According to that new mission statement, "GSA's mission is to use expertise to provide innovative solutions for our customers in support of their missions and by so doing foster an effective, sustainable, and transparent government for the American people."

Much of this transformation revolves around a notion of "customer intimacy." According to Johnson, GSA needs to become closer to its customers by doing things like shouldering risk for customers in areas like procurement and by answering legal questions that its customers may not have the capacity to answer. For example, GSA should be able to outline for its customers the legal backdrop behind the use of social networks in government.

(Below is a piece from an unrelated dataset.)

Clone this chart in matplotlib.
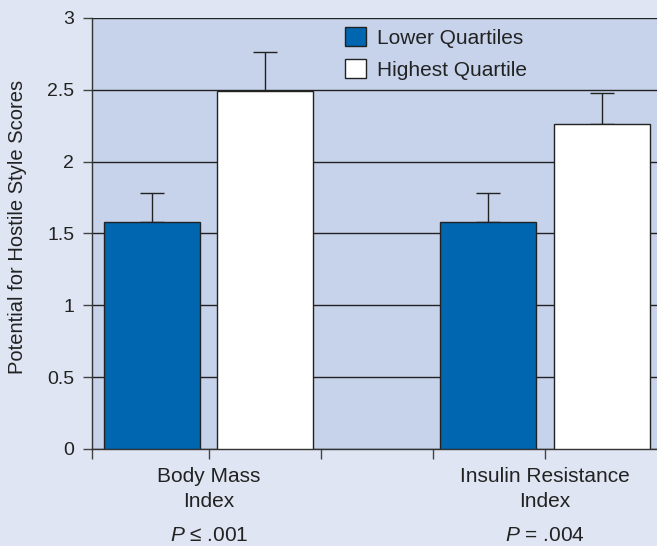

In order to help forecast and better manage GSA's possible new directions, Johnson recently hired new staff to do risk management, business analytics, and scenario work. She says that on one hand, the agency has become encumbered by too many metrics that mean too little. "You shouldn't be measuring the pennies if you don't have the dollars under control," she said.

Nevertheless, Johnson said, the agency still needs to have a sophisticated view of its own risk and be able to analyze how GSA might evolve if any number of different policy changes come to pass.

Underneath this sharpening of GSA's focal points, Johnson said, GSA also needs to eat its own dog food. "We need to be our own proving ground," she said. "We need to practice what we preach."

Translated, that means that Johnson is actively looking at process improvements, cultural improvements, and even broad IT modernization at GSA. For example, she is encouraging the broad use of social media at GSA. "Social media has powerful new potential for government, but GSA needs to understand what it is and how it can help, and we need to do it ourselves or else we won't have the power to encourage others in turn," she said.